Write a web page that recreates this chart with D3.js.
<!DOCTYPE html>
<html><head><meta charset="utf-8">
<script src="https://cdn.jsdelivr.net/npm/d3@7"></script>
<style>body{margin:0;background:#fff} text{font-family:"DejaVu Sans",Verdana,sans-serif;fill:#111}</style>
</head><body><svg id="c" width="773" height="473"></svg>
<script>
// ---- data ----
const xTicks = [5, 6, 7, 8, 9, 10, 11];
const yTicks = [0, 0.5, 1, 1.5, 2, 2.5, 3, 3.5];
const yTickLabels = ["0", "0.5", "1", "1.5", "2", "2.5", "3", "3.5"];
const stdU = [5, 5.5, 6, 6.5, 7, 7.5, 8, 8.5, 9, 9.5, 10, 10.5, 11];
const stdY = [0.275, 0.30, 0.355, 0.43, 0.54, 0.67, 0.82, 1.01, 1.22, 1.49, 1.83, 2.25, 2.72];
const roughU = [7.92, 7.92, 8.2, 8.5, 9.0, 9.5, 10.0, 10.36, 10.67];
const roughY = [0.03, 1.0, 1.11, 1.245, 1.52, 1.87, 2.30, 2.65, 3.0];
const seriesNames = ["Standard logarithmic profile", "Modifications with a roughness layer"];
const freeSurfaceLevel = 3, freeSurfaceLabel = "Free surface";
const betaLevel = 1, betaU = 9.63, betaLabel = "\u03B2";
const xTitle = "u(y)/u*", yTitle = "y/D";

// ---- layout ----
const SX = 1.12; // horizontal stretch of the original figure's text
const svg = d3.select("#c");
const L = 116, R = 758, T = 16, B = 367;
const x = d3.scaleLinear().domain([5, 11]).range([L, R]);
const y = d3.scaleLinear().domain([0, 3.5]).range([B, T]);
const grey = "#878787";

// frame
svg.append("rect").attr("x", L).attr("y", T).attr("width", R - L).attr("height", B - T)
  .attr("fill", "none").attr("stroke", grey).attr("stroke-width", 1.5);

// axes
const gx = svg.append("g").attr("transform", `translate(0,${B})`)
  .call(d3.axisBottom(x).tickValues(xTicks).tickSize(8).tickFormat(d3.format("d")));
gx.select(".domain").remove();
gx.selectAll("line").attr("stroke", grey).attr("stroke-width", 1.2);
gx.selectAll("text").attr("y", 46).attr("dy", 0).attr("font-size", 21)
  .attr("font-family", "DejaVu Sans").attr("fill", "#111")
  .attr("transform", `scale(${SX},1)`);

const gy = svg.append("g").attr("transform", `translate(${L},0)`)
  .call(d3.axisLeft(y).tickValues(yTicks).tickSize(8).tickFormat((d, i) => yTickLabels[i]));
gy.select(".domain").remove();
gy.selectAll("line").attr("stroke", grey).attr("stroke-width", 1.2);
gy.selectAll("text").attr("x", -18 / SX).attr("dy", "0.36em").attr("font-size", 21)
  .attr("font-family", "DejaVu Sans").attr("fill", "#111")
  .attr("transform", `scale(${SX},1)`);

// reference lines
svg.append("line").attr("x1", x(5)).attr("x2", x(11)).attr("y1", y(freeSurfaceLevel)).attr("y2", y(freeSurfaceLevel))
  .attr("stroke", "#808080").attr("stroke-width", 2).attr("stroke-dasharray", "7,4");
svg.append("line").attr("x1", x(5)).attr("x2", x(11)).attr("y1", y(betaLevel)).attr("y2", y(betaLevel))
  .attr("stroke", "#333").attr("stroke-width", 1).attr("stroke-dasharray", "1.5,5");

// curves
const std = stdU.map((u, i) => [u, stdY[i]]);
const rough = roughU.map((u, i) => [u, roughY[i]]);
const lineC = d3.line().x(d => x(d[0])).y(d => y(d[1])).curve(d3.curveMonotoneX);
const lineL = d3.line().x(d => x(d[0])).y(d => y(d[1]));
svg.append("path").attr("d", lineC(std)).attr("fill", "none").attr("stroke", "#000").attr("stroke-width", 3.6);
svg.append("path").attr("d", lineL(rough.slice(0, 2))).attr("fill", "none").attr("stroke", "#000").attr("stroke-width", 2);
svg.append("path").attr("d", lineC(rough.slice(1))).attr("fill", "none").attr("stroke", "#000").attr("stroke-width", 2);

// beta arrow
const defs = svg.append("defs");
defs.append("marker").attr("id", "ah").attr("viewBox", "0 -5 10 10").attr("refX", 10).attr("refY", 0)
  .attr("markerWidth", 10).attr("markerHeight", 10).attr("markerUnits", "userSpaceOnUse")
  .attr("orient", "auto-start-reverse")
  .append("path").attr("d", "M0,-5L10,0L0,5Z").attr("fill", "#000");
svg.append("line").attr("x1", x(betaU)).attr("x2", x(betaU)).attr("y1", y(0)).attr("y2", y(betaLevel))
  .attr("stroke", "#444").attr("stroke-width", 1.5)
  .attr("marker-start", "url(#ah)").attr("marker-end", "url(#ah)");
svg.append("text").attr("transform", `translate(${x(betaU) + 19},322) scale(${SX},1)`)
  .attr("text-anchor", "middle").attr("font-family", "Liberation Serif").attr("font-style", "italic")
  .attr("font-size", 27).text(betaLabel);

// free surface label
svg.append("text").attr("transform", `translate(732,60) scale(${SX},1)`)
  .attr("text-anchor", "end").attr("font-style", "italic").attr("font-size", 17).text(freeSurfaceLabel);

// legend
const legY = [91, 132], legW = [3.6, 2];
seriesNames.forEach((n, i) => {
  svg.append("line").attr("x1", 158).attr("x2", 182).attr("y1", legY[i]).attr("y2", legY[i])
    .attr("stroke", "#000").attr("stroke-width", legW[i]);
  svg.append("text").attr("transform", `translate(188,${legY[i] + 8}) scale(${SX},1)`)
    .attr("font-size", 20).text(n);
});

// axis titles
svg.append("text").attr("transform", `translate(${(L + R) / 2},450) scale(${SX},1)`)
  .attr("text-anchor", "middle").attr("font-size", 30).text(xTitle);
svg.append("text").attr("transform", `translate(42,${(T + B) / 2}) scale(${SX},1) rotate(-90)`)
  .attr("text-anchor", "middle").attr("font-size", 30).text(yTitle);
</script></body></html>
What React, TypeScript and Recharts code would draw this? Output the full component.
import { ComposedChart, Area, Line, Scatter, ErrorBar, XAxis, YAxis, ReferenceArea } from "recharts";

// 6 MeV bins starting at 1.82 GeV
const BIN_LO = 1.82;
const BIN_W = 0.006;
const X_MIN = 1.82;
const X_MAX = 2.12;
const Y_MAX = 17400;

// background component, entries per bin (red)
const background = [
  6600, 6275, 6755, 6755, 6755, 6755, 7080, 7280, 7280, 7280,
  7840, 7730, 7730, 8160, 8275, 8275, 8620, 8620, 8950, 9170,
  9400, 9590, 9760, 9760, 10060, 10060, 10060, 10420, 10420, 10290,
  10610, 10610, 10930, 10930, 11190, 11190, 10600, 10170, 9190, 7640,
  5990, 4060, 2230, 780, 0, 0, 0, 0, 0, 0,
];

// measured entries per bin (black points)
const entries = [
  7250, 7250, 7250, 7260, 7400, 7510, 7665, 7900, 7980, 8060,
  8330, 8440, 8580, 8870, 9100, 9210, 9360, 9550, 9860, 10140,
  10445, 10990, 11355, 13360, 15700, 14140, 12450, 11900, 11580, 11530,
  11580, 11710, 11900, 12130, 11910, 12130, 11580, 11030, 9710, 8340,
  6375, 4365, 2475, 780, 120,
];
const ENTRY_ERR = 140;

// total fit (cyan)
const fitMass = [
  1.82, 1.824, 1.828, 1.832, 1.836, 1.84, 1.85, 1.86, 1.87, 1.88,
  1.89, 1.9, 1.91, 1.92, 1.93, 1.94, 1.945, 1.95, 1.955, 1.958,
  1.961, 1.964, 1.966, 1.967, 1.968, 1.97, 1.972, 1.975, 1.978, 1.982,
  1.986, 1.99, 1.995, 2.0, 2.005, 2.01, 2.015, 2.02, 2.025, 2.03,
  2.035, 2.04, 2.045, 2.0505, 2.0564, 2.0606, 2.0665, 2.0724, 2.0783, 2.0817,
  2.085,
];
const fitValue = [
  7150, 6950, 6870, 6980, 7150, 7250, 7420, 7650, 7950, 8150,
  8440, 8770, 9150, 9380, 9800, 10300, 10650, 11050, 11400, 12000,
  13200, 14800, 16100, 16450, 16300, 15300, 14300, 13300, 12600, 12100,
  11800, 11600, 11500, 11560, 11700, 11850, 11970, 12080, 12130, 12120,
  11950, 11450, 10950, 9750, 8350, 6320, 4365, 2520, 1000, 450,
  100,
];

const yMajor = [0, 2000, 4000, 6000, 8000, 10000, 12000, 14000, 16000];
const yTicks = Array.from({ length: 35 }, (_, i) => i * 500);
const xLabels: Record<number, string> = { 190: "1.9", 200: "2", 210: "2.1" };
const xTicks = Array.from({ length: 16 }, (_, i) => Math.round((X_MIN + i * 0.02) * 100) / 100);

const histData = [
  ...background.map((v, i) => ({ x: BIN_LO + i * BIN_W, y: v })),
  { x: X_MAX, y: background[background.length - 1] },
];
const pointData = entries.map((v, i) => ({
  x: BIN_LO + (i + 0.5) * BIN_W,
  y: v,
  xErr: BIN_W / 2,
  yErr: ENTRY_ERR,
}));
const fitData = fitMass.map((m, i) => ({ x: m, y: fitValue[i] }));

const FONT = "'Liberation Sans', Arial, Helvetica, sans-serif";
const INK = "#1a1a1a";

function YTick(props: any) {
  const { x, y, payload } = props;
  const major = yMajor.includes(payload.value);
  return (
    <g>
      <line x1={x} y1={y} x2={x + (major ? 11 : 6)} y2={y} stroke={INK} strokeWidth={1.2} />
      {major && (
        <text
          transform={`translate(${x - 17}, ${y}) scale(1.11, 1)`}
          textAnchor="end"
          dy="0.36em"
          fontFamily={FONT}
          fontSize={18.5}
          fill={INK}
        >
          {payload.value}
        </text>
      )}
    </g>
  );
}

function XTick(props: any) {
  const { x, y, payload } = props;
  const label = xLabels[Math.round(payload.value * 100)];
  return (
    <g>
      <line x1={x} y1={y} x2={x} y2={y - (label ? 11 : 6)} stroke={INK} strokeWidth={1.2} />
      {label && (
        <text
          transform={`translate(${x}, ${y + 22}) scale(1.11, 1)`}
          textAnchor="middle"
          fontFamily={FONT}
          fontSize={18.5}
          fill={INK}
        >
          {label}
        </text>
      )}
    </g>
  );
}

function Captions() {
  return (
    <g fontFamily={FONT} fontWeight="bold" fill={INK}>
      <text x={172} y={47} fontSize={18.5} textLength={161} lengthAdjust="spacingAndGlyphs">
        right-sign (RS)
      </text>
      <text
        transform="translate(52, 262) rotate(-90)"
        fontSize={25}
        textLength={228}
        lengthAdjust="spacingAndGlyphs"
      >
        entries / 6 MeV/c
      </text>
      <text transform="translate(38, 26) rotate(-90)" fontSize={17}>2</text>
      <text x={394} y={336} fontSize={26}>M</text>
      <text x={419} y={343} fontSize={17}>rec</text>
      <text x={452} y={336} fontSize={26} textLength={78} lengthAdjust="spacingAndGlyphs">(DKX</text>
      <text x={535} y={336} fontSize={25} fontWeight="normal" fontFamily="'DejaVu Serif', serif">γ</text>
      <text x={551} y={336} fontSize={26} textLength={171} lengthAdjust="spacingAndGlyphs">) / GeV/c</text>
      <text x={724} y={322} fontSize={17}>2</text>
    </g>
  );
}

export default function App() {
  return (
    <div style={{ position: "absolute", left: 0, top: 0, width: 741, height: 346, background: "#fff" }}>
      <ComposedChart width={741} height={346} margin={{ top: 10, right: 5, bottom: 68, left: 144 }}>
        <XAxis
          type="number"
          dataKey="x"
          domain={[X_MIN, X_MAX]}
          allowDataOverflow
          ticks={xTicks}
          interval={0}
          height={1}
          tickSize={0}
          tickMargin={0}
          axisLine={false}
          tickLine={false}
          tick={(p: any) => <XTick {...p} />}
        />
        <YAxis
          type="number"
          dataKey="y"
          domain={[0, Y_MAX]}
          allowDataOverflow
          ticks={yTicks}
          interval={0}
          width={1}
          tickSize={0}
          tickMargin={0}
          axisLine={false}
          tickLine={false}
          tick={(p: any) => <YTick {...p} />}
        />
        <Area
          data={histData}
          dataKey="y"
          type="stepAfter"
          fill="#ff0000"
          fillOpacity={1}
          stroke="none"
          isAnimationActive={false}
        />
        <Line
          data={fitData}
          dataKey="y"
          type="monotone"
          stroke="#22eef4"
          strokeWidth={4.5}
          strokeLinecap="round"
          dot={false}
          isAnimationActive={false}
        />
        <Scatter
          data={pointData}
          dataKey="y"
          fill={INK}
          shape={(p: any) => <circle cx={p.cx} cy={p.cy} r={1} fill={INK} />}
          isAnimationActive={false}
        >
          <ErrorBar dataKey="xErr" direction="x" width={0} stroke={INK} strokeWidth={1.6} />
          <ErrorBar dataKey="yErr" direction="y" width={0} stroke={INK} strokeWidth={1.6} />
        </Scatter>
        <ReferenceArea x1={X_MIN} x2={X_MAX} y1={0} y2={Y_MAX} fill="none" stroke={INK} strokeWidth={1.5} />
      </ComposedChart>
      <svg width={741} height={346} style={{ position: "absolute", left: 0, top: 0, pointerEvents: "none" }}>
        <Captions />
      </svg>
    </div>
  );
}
==========
#### Task objective
Filter the entries above down to the lines containing the word "component".

#### Full output
What React, TypeScript and Recharts code would draw this? Output the full component.
// background component, entries per bin (red)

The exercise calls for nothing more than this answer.